Polski film “Zimna wojna” otrzymał nominację do Oskara dla najlepszego filmu nieanglojęzycznego. Za najlepszą reżyserię nominowany został Paweł Pawlikowski, a operator Łukasz Żal – za najlepsze zdjęcia.
Amerykańska Akademia Filmowa ogłosiła wczoraj (22 stycznia) tegoroczne nominacje, a rozstrzygnięcie konkursu i wręczenie prestiżowych statuetek zaplanowano na 24 lutego w Los Angeles.
Nominacyjni rekordziści
W tegorocznym rozdaniu Oscarów najwięcej nominacji – aż po 10 – otrzymały jednak dwa inne filmy: meksykańska „Roma” Alfonso Cuaróna i „Faworyta” greckiego reżysera Yorgosa Lanthimosa (koprodukcja Wielkiej Brytanii, Irlandii i USA). Oba filmy zebrały nominacje w najważniejszych kategoriach m.in.: dla najlepszego filmu, za najlepszą reżyserię i najlepszy scenariusz oryginalny.
Po osiem nominacji otrzymały zaś „Narodziny gwiazdy”, reżyserski debiut aktora Bradleya Coopera (w tym dla Lady Gagi jako najlepszej aktorki i dla najlepszego filmu roku) oraz „Vice” (m.in. za najlepszy film, dla najlepszego reżysera i pierwszoplanowego aktora).
Rywale Polaków
W kategorii najlepszy film nieanglojęzyczny „Zimna wojna” będzie rywalizowała z meksykańską „Romą”, a także z libańskim „Kafarnaum”, japońskimi „Złodziejaszkami” (Shoplifters) i niemieckim „Werk ohne Autor” („Never look away”).
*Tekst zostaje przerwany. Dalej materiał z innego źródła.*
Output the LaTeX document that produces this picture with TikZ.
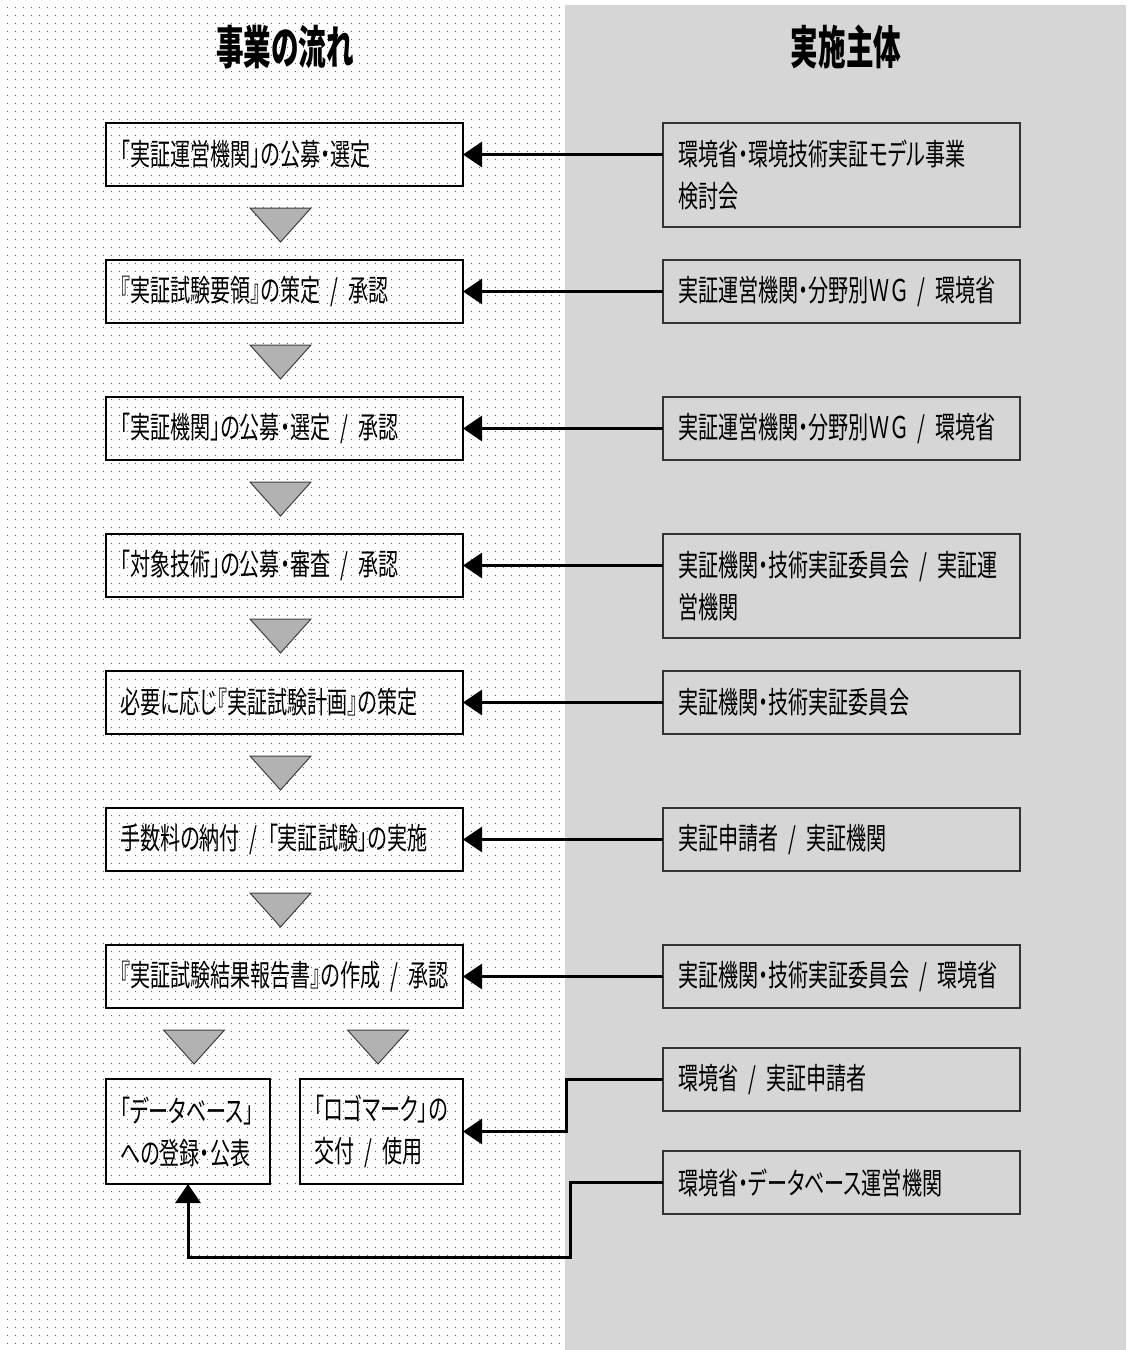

Paweł Pawlikowski zmierzy się ze Spikiem Lee („BlacKkKlansman”), Yorgosem Lanthimosem („Faworyta”), Alfonso Cuarónem („Roma”) oraz Adamem McKay („Vice”). Natomiast rywalami Łukasza Żala będą: Robbie Ryan (“Faworyta”), Caleb Deschanel („Werk ohne Autor”), Alfonso Cuarón (“Roma”) oraz Matthew Libatique (“Narodziny gwiazdy”).
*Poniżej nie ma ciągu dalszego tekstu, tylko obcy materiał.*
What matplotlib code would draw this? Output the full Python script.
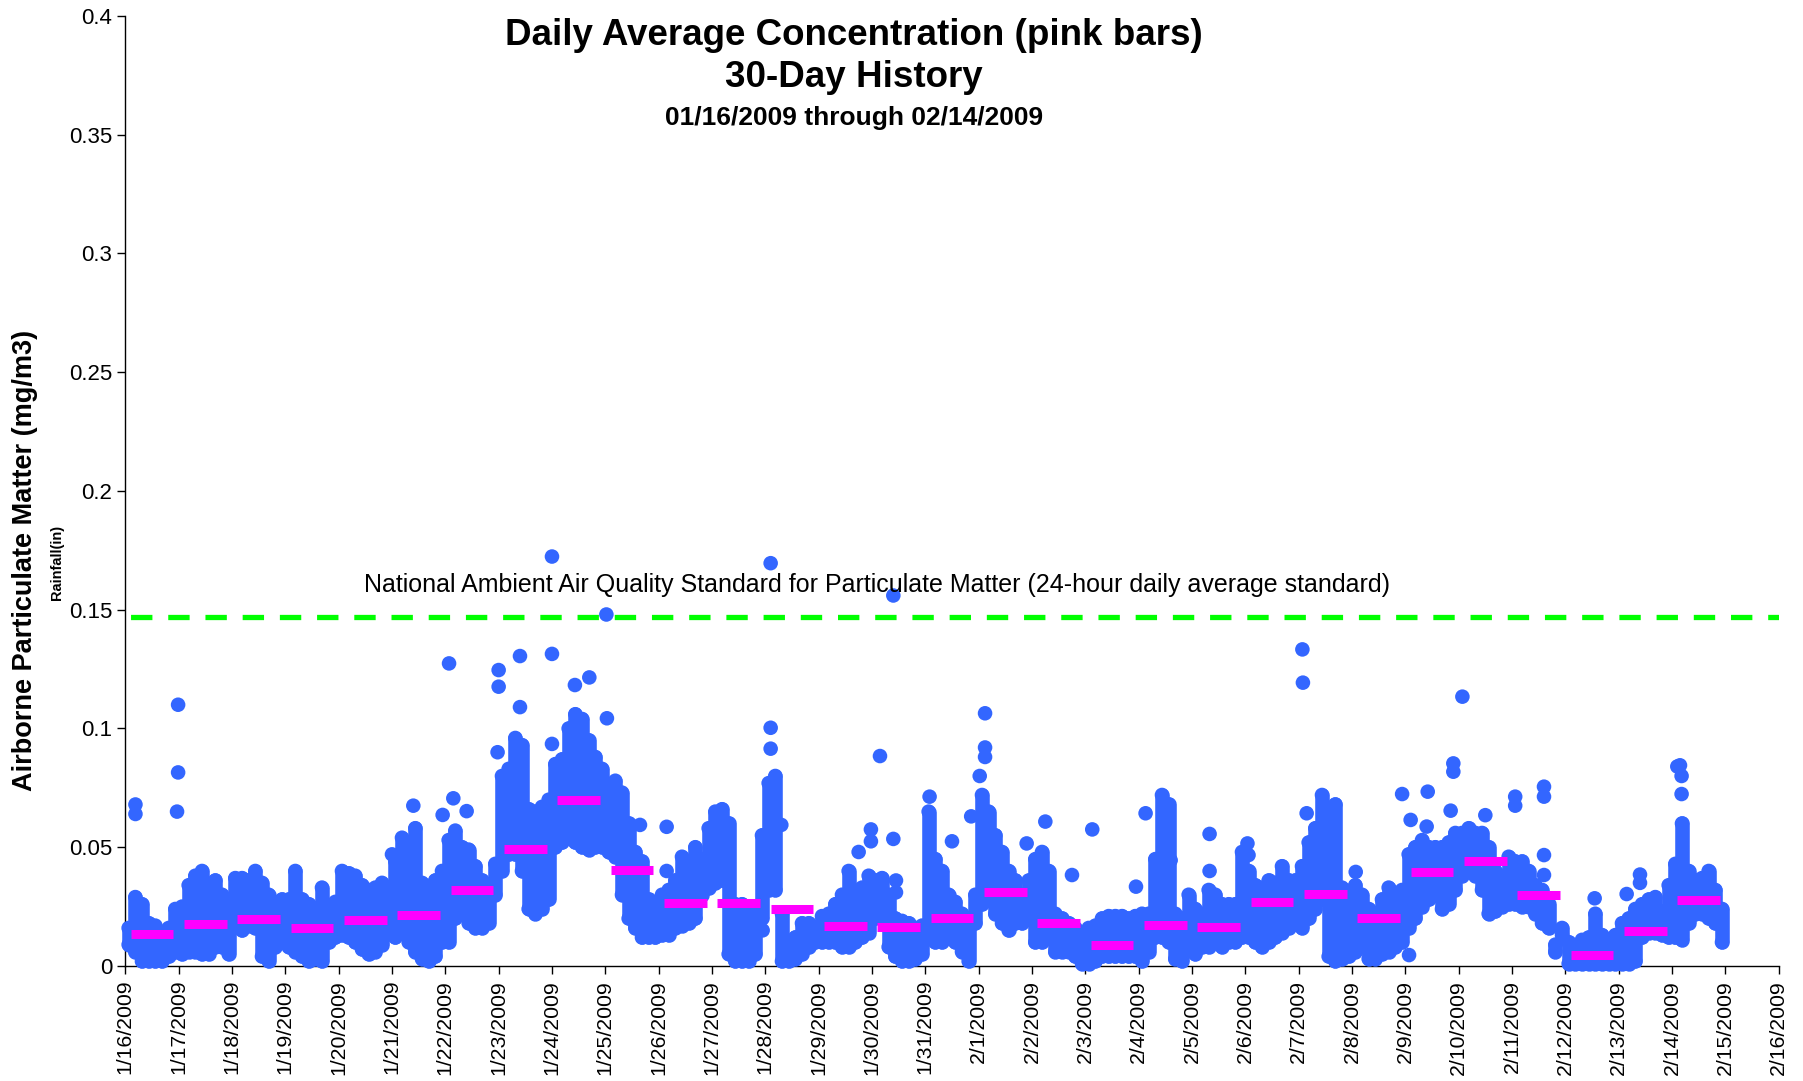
import numpy as np
import pandas as pd
import matplotlib
matplotlib.use("Agg")
import matplotlib.pyplot as plt
from matplotlib.ticker import FuncFormatter

plt.rcParams["font.family"] = ["Liberation Sans", "DejaVu Sans"]

# ── Data ──────────────────────────────────────────────────────────────────
DAYS = pd.date_range("2009-01-16", "2009-02-16", freq="D")
TICK_LABELS = [f"{d.month}/{d.day}/{d.year}" for d in DAYS]

# daily averages (pink bars), 1/16 .. 2/14
DAILY_AVG = [0.0133, 0.0178, 0.0198, 0.0159, 0.0192, 0.0215, 0.0320, 0.0494,
             0.0699, 0.0404, 0.0265, 0.0265, 0.0239, 0.0170, 0.0163, 0.0202,
             0.0312, 0.0182, 0.0087, 0.0174, 0.0163, 0.0271, 0.0302, 0.0201,
             0.0396, 0.0444, 0.0298, 0.0048, 0.0146, 0.0276]

# spread of the readings in each 3-hour block of each day (low / high)
BAND_LOW = [
    [0.009, 0.006, 0.002, 0.002, 0.002, 0.002, 0.004, 0.006],
    [0.005, 0.006, 0.006, 0.005, 0.005, 0.008, 0.008, 0.005],
    [0.017, 0.015, 0.017, 0.016, 0.004, 0.002, 0.008, 0.010],
    [0.008, 0.006, 0.004, 0.002, 0.003, 0.002, 0.010, 0.012],
    [0.013, 0.012, 0.010, 0.007, 0.005, 0.006, 0.009, 0.014],
    [0.012, 0.014, 0.010, 0.006, 0.003, 0.002, 0.004, 0.010],
    [0.010, 0.020, 0.022, 0.018, 0.016, 0.016, 0.018, 0.030],
    [0.040, 0.047, 0.047, 0.040, 0.024, 0.022, 0.024, 0.028],
    [0.050, 0.052, 0.058, 0.052, 0.050, 0.049, 0.050, 0.050],
    [0.048, 0.046, 0.030, 0.020, 0.016, 0.012, 0.012, 0.012],
    [0.013, 0.013, 0.016, 0.017, 0.018, 0.020, 0.030, 0.033],
    [0.035, 0.036, 0.005, 0.002, 0.002, 0.002, 0.005, 0.020],
    [0.032, 0.032, 0.002, 0.002, 0.003, 0.005, 0.008, 0.010],
    [0.010, 0.010, 0.010, 0.008, 0.008, 0.010, 0.012, 0.014],
    [0.020, 0.020, 0.008, 0.004, 0.002, 0.002, 0.003, 0.005],
    [0.016, 0.010, 0.010, 0.012, 0.010, 0.006, 0.002, 0.018],
    [0.026, 0.028, 0.022, 0.018, 0.015, 0.018, 0.018, 0.020],
    [0.010, 0.010, 0.012, 0.006, 0.006, 0.006, 0.004, 0.001],
    [0.001, 0.002, 0.004, 0.004, 0.004, 0.004, 0.004, 0.004],
    [0.002, 0.006, 0.012, 0.012, 0.010, 0.003, 0.002, 0.008],
    [0.005, 0.008, 0.008, 0.010, 0.008, 0.010, 0.010, 0.012],
    [0.012, 0.010, 0.008, 0.010, 0.012, 0.014, 0.016, 0.018],
    [0.016, 0.020, 0.024, 0.028, 0.004, 0.002, 0.003, 0.004],
    [0.006, 0.008, 0.003, 0.003, 0.005, 0.006, 0.008, 0.010],
    [0.016, 0.020, 0.025, 0.028, 0.030, 0.024, 0.026, 0.032],
    [0.038, 0.040, 0.038, 0.032, 0.022, 0.023, 0.025, 0.026],
    [0.026, 0.025, 0.025, 0.022, 0.018, 0.016, 0.006, 0.013],
    [0.001, 0.001, 0.001, 0.001, 0.001, 0.001, 0.001, 0.001],
    [0.001, 0.001, 0.002, 0.012, 0.014, 0.014, 0.013, 0.012],
    [0.012, 0.011, 0.018, 0.022, 0.022, 0.020, 0.018, 0.010],
]
BAND_HIGH = [
    [0.016, 0.029, 0.026, 0.018, 0.017, 0.014, 0.016, 0.024],
    [0.025, 0.034, 0.038, 0.040, 0.032, 0.036, 0.030, 0.022],
    [0.037, 0.037, 0.036, 0.040, 0.035, 0.030, 0.025, 0.028],
    [0.028, 0.040, 0.028, 0.026, 0.022, 0.033, 0.025, 0.027],
    [0.040, 0.039, 0.038, 0.034, 0.032, 0.033, 0.035, 0.031],
    [0.044, 0.054, 0.052, 0.058, 0.035, 0.033, 0.036, 0.040],
    [0.053, 0.057, 0.050, 0.049, 0.042, 0.036, 0.033, 0.043],
    [0.080, 0.083, 0.096, 0.093, 0.066, 0.065, 0.067, 0.070],
    [0.085, 0.087, 0.100, 0.106, 0.104, 0.095, 0.088, 0.083],
    [0.076, 0.078, 0.073, 0.060, 0.048, 0.044, 0.028, 0.026],
    [0.030, 0.032, 0.036, 0.046, 0.042, 0.050, 0.045, 0.058],
    [0.065, 0.066, 0.060, 0.026, 0.026, 0.025, 0.023, 0.055],
    [0.077, 0.080, 0.022, 0.006, 0.012, 0.018, 0.018, 0.016],
    [0.021, 0.022, 0.026, 0.030, 0.040, 0.030, 0.033, 0.038],
    [0.036, 0.037, 0.030, 0.020, 0.019, 0.018, 0.016, 0.017],
    [0.065, 0.045, 0.040, 0.030, 0.027, 0.022, 0.016, 0.030],
    [0.072, 0.065, 0.055, 0.048, 0.040, 0.036, 0.030, 0.036],
    [0.045, 0.048, 0.040, 0.022, 0.020, 0.018, 0.016, 0.013],
    [0.016, 0.017, 0.020, 0.021, 0.021, 0.021, 0.020, 0.021],
    [0.022, 0.022, 0.045, 0.072, 0.068, 0.022, 0.020, 0.030],
    [0.024, 0.022, 0.032, 0.030, 0.026, 0.026, 0.026, 0.048],
    [0.040, 0.034, 0.033, 0.036, 0.035, 0.042, 0.036, 0.036],
    [0.042, 0.052, 0.058, 0.072, 0.036, 0.068, 0.033, 0.024],
    [0.034, 0.030, 0.024, 0.022, 0.028, 0.033, 0.030, 0.032],
    [0.047, 0.050, 0.053, 0.050, 0.050, 0.050, 0.052, 0.056],
    [0.056, 0.058, 0.056, 0.056, 0.050, 0.040, 0.038, 0.046],
    [0.044, 0.044, 0.040, 0.034, 0.032, 0.026, 0.009, 0.016],
    [0.010, 0.008, 0.011, 0.012, 0.022, 0.013, 0.010, 0.013],
    [0.018, 0.020, 0.024, 0.026, 0.028, 0.029, 0.023, 0.034],
    [0.043, 0.060, 0.040, 0.036, 0.037, 0.040, 0.032, 0.024],
]

# isolated readings standing out of the cloud (days after 1/16, value)
SPIKE_DAY = [0.19, 0.19, 0.99, 0.99, 0.97, 5.0, 5.4, 5.95, 6.07, 6.15, 6.4,
             7.0, 7.0, 6.98, 7.4, 7.4, 8.0, 8.0, 8.0, 8.43, 8.7, 9.02, 9.03,
             9.65, 10.15, 10.15, 12.1, 12.1, 12.1, 12.3, 11.95, 13.75, 13.98,
             13.98, 14.15, 14.4, 14.4, 14.45, 14.45, 15.08, 15.5, 15.86, 16.12,
             16.12, 16.12, 16.02, 16.9, 17.25, 17.75, 18.13, 18.95, 19.13, 19.6,
             20.33, 20.33, 21.04, 21.06, 22.07, 22.08, 22.15, 23.07, 23.94,
             24.07, 24.1, 24.42, 24.4, 24.85, 25.07, 24.9, 24.9, 25.5, 26.06,
             26.06, 26.6, 26.6, 26.6, 26.6, 27.55, 28.15, 28.4, 28.4, 29.1,
             29.15, 29.18, 29.18]
SPIKE_VAL = [0.068, 0.064, 0.110, 0.0815, 0.065, 0.047, 0.0675, 0.0636, 0.1274,
             0.0706, 0.0652, 0.1246, 0.1176, 0.090, 0.1305, 0.109, 0.1724,
             0.1314, 0.0935, 0.1183, 0.1215, 0.148, 0.1043, 0.0594, 0.0586,
             0.040, 0.1696, 0.1003, 0.0915, 0.0594, 0.015, 0.048, 0.0575,
             0.0525, 0.0884, 0.156, 0.0535, 0.036, 0.031, 0.0713, 0.0525, 0.063,
             0.1064, 0.092, 0.088, 0.080, 0.0516, 0.0608, 0.0383, 0.0575,
             0.0334, 0.0643, 0.0445, 0.0556, 0.040, 0.0516, 0.0467, 0.1333,
             0.1193, 0.0643, 0.0396, 0.0724, 0.0046, 0.0615, 0.0734, 0.0587,
             0.0654, 0.1134, 0.0853, 0.0818, 0.0635, 0.0713, 0.0675, 0.0755,
             0.0713, 0.0467, 0.0383, 0.0285, 0.0303, 0.0385, 0.035, 0.084,
             0.0845, 0.080, 0.0724]

NAAQS = 0.147

BLUE = "#3366ff"
PINK = "#ff00ff"
GREEN = "#00ff00"

# ── Figure ───────────────────────────────────────────────────────────────
fig = plt.figure(figsize=(18.03, 10.81), dpi=100)
fig.patch.set_facecolor("white")
ax = fig.add_axes([0.0695, 0.1064, 0.917, 0.8788])

n_days = len(BAND_LOW)
n_slot = len(BAND_LOW[0])
slot_x = np.array([[d + (i + 0.5) / n_slot for i in range(n_slot)]
                   for d in range(n_days)]).ravel()
lo = np.ravel(BAND_LOW)
hi = np.ravel(BAND_HIGH)

ax.axhline(NAAQS, color=GREEN, linewidth=3.8,
           linestyle=(6.0, (4.05, 3.0)), zorder=2)

ax.vlines(slot_x, lo, hi, colors=BLUE, linewidth=10.5, capstyle="round",
          zorder=3, clip_on=False)
ax.scatter(slot_x, lo, s=110, color=BLUE, edgecolors="none", zorder=3, clip_on=False)
ax.scatter(slot_x, hi, s=110, color=BLUE, edgecolors="none", zorder=3, clip_on=False)
ax.scatter(SPIKE_DAY, SPIKE_VAL, s=110, color=BLUE, edgecolors="none", zorder=3)

day_idx = np.arange(len(DAILY_AVG))
ax.hlines(DAILY_AVG, day_idx + 0.1, day_idx + 0.9, colors=PINK,
          linewidth=6.5, capstyle="butt", zorder=4)

ax.text(14.1, 0.1605,
        "National Ambient Air Quality Standard for Particulate Matter (24-hour daily average standard)",
        ha="center", va="center", fontsize=18, color="black", zorder=5)

ax.set_xlim(0, len(DAYS) - 1)
ax.set_ylim(0, 0.4)
ax.set_xticks(np.arange(len(DAYS)))
ax.set_xticklabels(TICK_LABELS, rotation=90, fontsize=15.3)
ax.set_yticks(np.arange(0, 0.401, 0.05))
ax.yaxis.set_major_formatter(FuncFormatter(lambda v, p: f"{v:.2f}".rstrip("0").rstrip(".") if v else "0"))
ax.tick_params(axis="y", labelsize=16, direction="out", length=6, width=1)
ax.tick_params(axis="x", direction="out", length=6, width=1, pad=4)
for sp in ("top", "right"):
    ax.spines[sp].set_visible(False)
for sp in ("left", "bottom"):
    ax.spines[sp].set_linewidth(1.0)

fig.text(0.0139, 0.482, "Airborne Particulate Matter (mg/m3)", rotation=90,
         ha="center", va="center", fontsize=19.5, fontweight="bold")
fig.text(0.0318, 0.480, "Rainfall(in)", rotation=90,
         ha="center", va="center", fontsize=10.5, fontweight="bold")

fig.text(0.4737, 0.967, "Daily Average Concentration (pink bars)",
         ha="center", va="center", fontsize=26.5, fontweight="bold")
fig.text(0.4737, 0.928, "30-Day History",
         ha="center", va="center", fontsize=26.5, fontweight="bold")
fig.text(0.4737, 0.891, "01/16/2009 through 02/14/2009",
         ha="center", va="center", fontsize=19, fontweight="bold")

fig.savefig("out.png", dpi=100, facecolor="white")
Polacy wyróżnieni przez Amerykańską Akademię Filmową
Ogłoszona wczoraj (22 stycznia) w Beverly Hills nominacja jest już drugą nominacją w kategorii najlepszy film nieanglojęzyczny dla Pawła Pawlikowskiego. W 2015 r. – jako pierwszy polski reżyser w historii – odebrał Oscara za „Idę”. Jest to jednak jego pierwsza nominacja w kategorii reżyserskiej.
Media przypominają, że w 2003 r. w tej kategorii nagrodzony został Roman Polański za „Pianistę”, a w 1994 r. nominowany był Krzysztof Kieślowski – za „Trzy kolory. Czerwony”. Również Łukasz Żal nominowany był już do Oscara – w 2015 r. wspólnie z Ryszardem Lenczewskim został wyróżniony za zdjęcia do „Idy”.
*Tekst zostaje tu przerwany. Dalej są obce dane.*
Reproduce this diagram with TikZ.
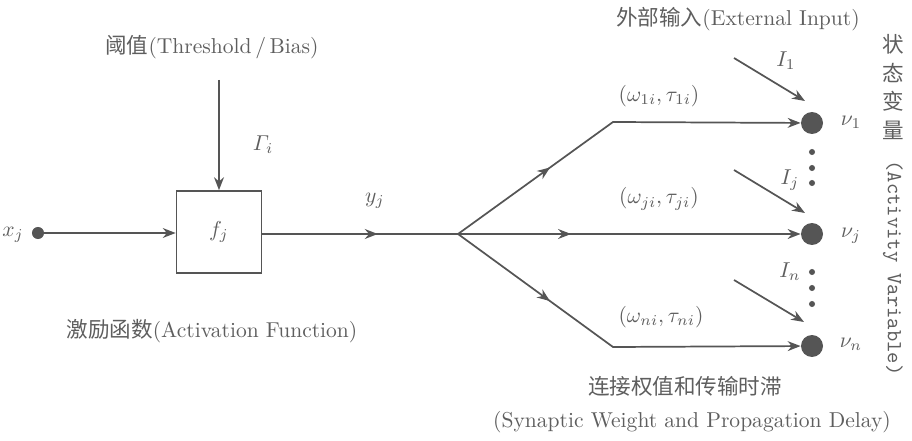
\documentclass[tikz,border=0pt]{standalone}
\usepackage{amsmath}
\usepackage{amssymb}
\usepackage{xcolor}
\usepackage{fontspec}
\usepackage{tikz}
\usetikzlibrary{arrows.meta,positioning,calc,decorations.markings}
\newfontfamily\cjk{Noto Sans CJK SC}
\definecolor{linegray}{HTML}{555555}
\definecolor{inkgray}{HTML}{5E5E5E}

\begin{document}
\begin{tikzpicture}[
    x=0.464pt, y=-0.464pt,
    every node/.append style={text=inkgray},
    link/.style={color=linegray, line width=0.8pt},
    arrow/.style={link, -{Stealth[length=6pt,width=4.6pt]}},
    midarrow/.style={postaction={decorate}, decoration={markings, mark=at position #1 with {\arrow{Stealth[length=6pt,width=4.6pt]}}}},
    neuron/.style={circle, fill=linegray, inner sep=0pt, minimum size=10.2pt},
    input/.style={circle, fill=linegray, inner sep=0pt, minimum size=5.6pt},
    dotty/.style={circle, fill=linegray, inner sep=0pt, minimum size=2.8pt},
    fbox/.style={rectangle, draw=linegray, line width=0.8pt, minimum width=39.4pt, minimum height=38pt}
]

\useasboundingbox (0,0) rectangle (912,441);

\node[input] (xin) at (38,233) {};
\node (xlab) at (13,235) {$x_j$};
\node[fbox] (fj) at (219,232) {$f_j$};
\node (thr) at (212,47) {{\cjk 阈值}(Threshold\,/\,Bias)};
\coordinate (gin) at (219,80);
\node (gam) at (263,145) {$\varGamma_i$};
\node (act) at (212,331) {{\cjk 激励函数}(Activation Function)};

\coordinate (branch) at (458,234);
\coordinate (bend1) at (613,122);
\coordinate (bend2) at (613,347);
\node (ylab) at (375,201) {$y_j$};

\node[neuron] (v1) at (812,123) {};
\node[neuron] (vj) at (812,234) {};
\node[neuron] (vn) at (812,346) {};
\node (v1lab) at (851,122) {$\nu_1$};
\node (vjlab) at (851,236) {$\nu_j$};
\node (vnlab) at (851,344) {$\nu_n$};

\node[dotty] (d1) at (812,152) {};
\node[dotty] (d2) at (812,168) {};
\node[dotty] (d3) at (812,183) {};
\node[dotty] (d4) at (812,272) {};
\node[dotty] (d5) at (812,288) {};
\node[dotty] (d6) at (812,304) {};

\node (w1) at (659,96) {$(\omega_{1i}, \tau_{1i})$};
\node (wj) at (659,199) {$(\omega_{ji}, \tau_{ji})$};
\node (wn) at (661,317) {$(\omega_{ni}, \tau_{ni})$};

\node (ext) at (738,19) {{\cjk 外部输入}(External Input)};
\coordinate (i1a) at (734,58);
\coordinate (i1b) at (805,101);
\coordinate (ija) at (734,170);
\coordinate (ijb) at (805,213);
\coordinate (ina) at (734,280);
\coordinate (inb) at (804,322);
\node (i1lab) at (786,61) {$I_1$};
\node (ijlab) at (790,180) {$I_j$};
\node (inlab) at (790,272) {$I_n$};

\node[align=center, font=\cjk] (state) at (893,87) {状\\[1.2pt]态\\[1.2pt]变\\[1.2pt]量};
\node[rotate=-90, font=\ttfamily] (actvar) at (893,268) {(Activity Variable)};

\node (syn) at (685,386) {\cjk 连接权值和传输时滞};
\node (syneng) at (692,422) {(Synaptic Weight and Propagation Delay)};

\draw[arrow] (xin) -- (fj.west |- xin);
\draw[arrow] (gin) -- (fj);
\draw[link, midarrow=0.59] (fj.east |- branch) -- (branch);
\draw[arrow, midarrow=0.3] (branch) -- (bend1) -- (v1);
\draw[arrow, midarrow=0.33] (branch) -- (vj);
\draw[arrow, midarrow=0.3] (branch) -- (bend2) -- (vn);
\draw[arrow] (i1a) -- (i1b);
\draw[arrow] (ija) -- (ijb);
\draw[arrow] (ina) -- (inb);

\end{tikzpicture}
\end{document}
W sumie Polacy zdobyli dotychczas kilkanaście statuetek i prawie 30 nominacji. Za muzykę już w 1942 r. Oskara otrzymał brytyjski dyrygent polskiego pochodzenia Leopold Stokowski, a w jego ślady poszli: Bronisław Kaper (1954) i Jan A.P. Kaczmarek (2005). Za krótkometrażowy film animowany w 1983 r. statuetkę dostał reżyser i operator filmowy Zbigniew Rybczyński, w tę samą kategorię w 2008 r. wygrała polsko-brytyjska koprodukcja.
Za zdjęcia nagrodą Amerykańskiej Akademii Filmowej wyróżniony został dwukrotnie Janusz Kamiński (w 1994 i 1999 r.). Również dwukrotnie wyróżniony został wynalazca i elektronik, twórca profesjonalnego magnetofonu Nagra Stefan Kudelski: w 1979 r. nagrodą za rozwój techniki nagrywania dźwięku, a w 1990 r. honorową nagrodą Gordona E. Sawyera za osiągnięcia w dziedzinie rejestracji dźwięku.
Oskar za scenografię trafił w 1994 r. do Allana Starskiego i Ewy Braun, a w 2000 r. Andrzej Wajda otrzymał honorowego Oskara za całokształt twórczości.